Task goal
Gather up every line that includes the string "chart".

Recorded data

⟨

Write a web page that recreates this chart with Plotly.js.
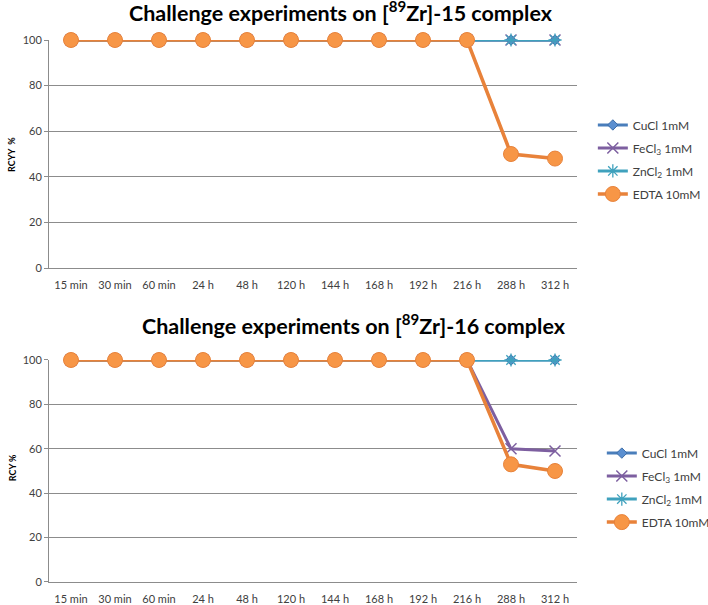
<!DOCTYPE html>
<html>
<head>
<meta charset="utf-8">
<script src="https://cdn.plot.ly/plotly-3.0.1.min.js"></script>
<style>
  html, body { margin: 0; padding: 0; background: #fff; }
  #chart { width: 708px; height: 605px; }
</style>
</head>
<body>
<div id="chart"></div>
<script>
// Sampling times shared by both panels
const timepoints = ['15 min', '30 min', '60 min', '24 h', '48 h', '120 h', '144 h', '168 h', '192 h', '216 h', '288 h', '312 h'];

// Series names
const seriesNames = ['CuCl 1mM', 'FeCl<sub>3</sub> 1mM', 'ZnCl<sub>2</sub> 1mM', 'EDTA 10mM'];

// [89Zr]-15 complex: radiochemical yield (%)
const zr15_CuCl  = [100, 100, 100, 100, 100, 100, 100, 100, 100, 100, 100, 100];
const zr15_FeCl3 = [100, 100, 100, 100, 100, 100, 100, 100, 100, 100, 100, 100];
const zr15_ZnCl2 = [100, 100, 100, 100, 100, 100, 100, 100, 100, 100, 100, 100];
const zr15_EDTA  = [100, 100, 100, 100, 100, 100, 100, 100, 100, 100, 50, 48];

// [89Zr]-16 complex: radiochemical yield (%)
const zr16_CuCl  = [100, 100, 100, 100, 100, 100, 100, 100, 100, 100, 100, 100];
const zr16_FeCl3 = [100, 100, 100, 100, 100, 100, 100, 100, 100, 100, 60, 59];
const zr16_ZnCl2 = [100, 100, 100, 100, 100, 100, 100, 100, 100, 100, 100, 100];
const zr16_EDTA  = [100, 100, 100, 100, 100, 100, 100, 100, 100, 100, 53, 50];

const FONT = 'Lato, "Open Sans", sans-serif';

// Per-series styling (line colour, marker)
const styles = [
  { line: '#4A7EBB', marker: { symbol: 'diamond', size: 8, color: '#5B8FD0', line: { color: '#3C6DA8', width: 1 } } },
  { line: '#7D5FA0', marker: { symbol: 'x-thin', size: 11, color: '#7D5FA0', line: { color: '#7D5FA0', width: 1.5 } } },
  { line: '#3FA1BD', marker: { symbol: 'asterisk', size: 11, color: '#3FA1BD', line: { color: '#3FA1BD', width: 1.3 } } },
  { line: '#E8823A', marker: { symbol: 'circle', size: 15, color: '#F79646', line: { color: '#E8823A', width: 1 } } }
];

function makeTraces(seriesList, xa, ya, legendName) {
  return seriesList.map((vals, i) => ({
    type: 'scatter',
    mode: 'lines+markers',
    x: timepoints,
    y: vals,
    name: seriesNames[i],
    xaxis: xa,
    yaxis: ya,
    legend: legendName,
    legendgroup: legendName + '-' + i,
    cliponaxis: false,
    line: { color: styles[i].line, width: i === 3 ? 3.5 : 3 },
    marker: styles[i].marker
  }));
}

const traces = [
  ...makeTraces([zr15_CuCl, zr15_FeCl3, zr15_ZnCl2, zr15_EDTA], 'x', 'y', 'legend'),
  ...makeTraces([zr16_CuCl, zr16_FeCl3, zr16_ZnCl2, zr16_EDTA], 'x2', 'y2', 'legend2')
];

const xCommon = {
  type: 'category',
  categoryorder: 'array',
  categoryarray: timepoints,
  range: [-0.5, timepoints.length - 0.5],
  showgrid: false,
  showline: true,
  linecolor: '#8c8c8c',
  linewidth: 1,
  ticks: 'outside',
  ticklen: 7,
  tickcolor: 'rgba(0,0,0,0)',
  tickfont: { family: FONT, size: 11, color: '#404040' },
  zeroline: false,
  automargin: false,
  fixedrange: true
};

const yCommon = {
  range: [0, 100],
  dtick: 20,
  showgrid: true,
  gridcolor: '#8c8c8c',
  gridwidth: 1,
  showline: true,
  linecolor: '#8c8c8c',
  linewidth: 1,
  ticks: 'outside',
  ticklen: 4,
  tickcolor: '#8c8c8c',
  tickfont: { family: FONT, size: 11, color: '#404040' },
  zeroline: false,
  automargin: false,
  fixedrange: true
};

const legendCommon = {
  font: { family: FONT, size: 12, color: '#404040' },
  bgcolor: 'rgba(0,0,0,0)',
  borderwidth: 0,
  xanchor: 'left',
  yanchor: 'top',
  itemclick: false,
  tracegroupgap: 4
};

const layout = {
  width: 708,
  height: 605,
  margin: { l: 49, r: 131, t: 40, b: 23, autoexpand: false },
  paper_bgcolor: '#ffffff',
  plot_bgcolor: '#ffffff',
  showlegend: true,
  xaxis: Object.assign({}, xCommon, { anchor: 'y', domain: [0, 1] }),
  yaxis: Object.assign({}, yCommon, { anchor: 'x', domain: [0.5793, 1] }),
  xaxis2: Object.assign({}, xCommon, { anchor: 'y2', domain: [0, 1] }),
  yaxis2: Object.assign({}, yCommon, { anchor: 'x2', domain: [0, 0.4096] }),
  legend: Object.assign({}, legendCommon, { x: 1.030, y: 0.87 }),
  legend2: Object.assign({}, legendCommon, { x: 1.047, y: 0.2646 }),
  annotations: [
    {
      text: '<b>Challenge experiments on [<sup>89</sup>Zr]-15 complex</b>',
      xref: 'paper', yref: 'paper', x: 0.553, y: 1.053,
      xanchor: 'center', yanchor: 'middle', showarrow: false,
      font: { family: FONT, size: 21.5, color: '#000000' }
    },
    {
      text: '<b>Challenge experiments on [<sup>89</sup>Zr]-16 complex</b>',
      xref: 'paper', yref: 'paper', x: 0.578, y: 0.476,
      xanchor: 'center', yanchor: 'middle', showarrow: false,
      font: { family: FONT, size: 21.5, color: '#000000' }
    },
    {
      text: '<b>RCYY  %</b>',
      xref: 'paper', yref: 'paper', x: -0.07, y: 0.788,
      xanchor: 'center', yanchor: 'middle', textangle: -90, showarrow: false,
      font: { family: FONT, size: 9, color: '#000000' }
    },
    {
      text: '<b>RCY %</b>',
      xref: 'paper', yref: 'paper', x: -0.07, y: 0.21,
      xanchor: 'center', yanchor: 'middle', textangle: -90, showarrow: false,
      font: { family: FONT, size: 9, color: '#000000' }
    }
  ]
};

Plotly.newPlot('chart', traces, layout, { displayModeBar: false, staticPlot: true });
</script>
</body>
</html>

⟩

Response
Write a web page that recreates this chart with Plotly.js.
  #chart { width: 708px; height: 605px; }
<div id="chart"></div>
Plotly.newPlot('chart', traces, layout, { displayModeBar: false, staticPlot: true });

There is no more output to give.